By the way, nuoc mam is, strictly speaking, a misspelling. The correct spelling is nước mắm, but that may or may not display correctly in your browser.
comments
none of this, of course, is meant to say that you can’t get good vegetarian vietnamese food. but you have to respect the nuoc mam, dammit.
posted by jacob on April 30, 2003 1:41 AM
i get the red curry noodles at thai noodle house all the time. different region, yeah. but man, they like the fish sauce. i respect that.
posted by sentry on April 30, 2003 5:32 AM
the fish sauce i usually use is actually thai, and it came on recommendation from jacob’s mother one day when we were wandering around the asian market. she also told me in Vietnam that they have, like, ten different kinds of bananas, all better than the ones found at HEB.
mmm. hungry.
posted by tam on April 30, 2003 10:47 AM
i really like the new design, jacob.
posted by gabe on April 30, 2003 12:34 PM
a somewhat-related chef’s thoughts
posted by tam on April 30, 2003 1:43 PM
“The servers often hate to say no to the customer that insists that I broil the crab cakes or deep fry their flounder. I explain to them that they are in my restaurant. And they must have the flounder the way I make it. Personally, I prefer the way Herbert von Karajan conducts Beethoven’s Third Symphony.
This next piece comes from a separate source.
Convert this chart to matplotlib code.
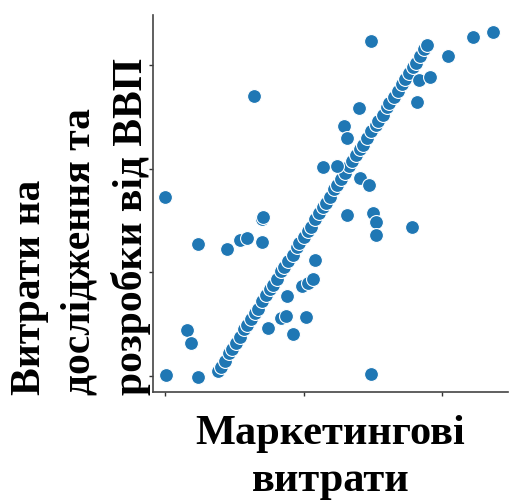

But I would never ask Zubin Mehta to finish the Adagio with the hesitant 3/8 that Herb finishes with. Nor would I stop a production of Hamlet and ask them to insert a couple of lines from Macbeth because I think they go well in there.”
posted by tam on April 30, 2003 1:46 PM
Three Crab brand is the best.
posted by Fishman on August 14, 2003 10:27 AM
you guys need to be educated more about vietnamese cuisine, you called it nuoc mam if you’ve just bought it from the market and still in the bottle, you called it nuoc cham if you’ve transformed it into a dipping sauce. you’ve to appreciated when it’s in the prepared dish, then you’ll be able to regconized the quality of it. you don’t go to a vietnamese restaurant to says “don’t put nuoc mam in my dish” it’s like going to a pizzeria place and tell the cook “don’t put tomato sauce in my pizza”…he would tell you “GET THE FUCK OUT OF HERE YOU FUCKING FREAK” so, consider youself lucky if you didn’t get that respond from the waiter.
posted by nick on January 30, 2004 10:49 AM
Nick, I suppose if you want to shrilly restate any of my other posts, I won’t stop you.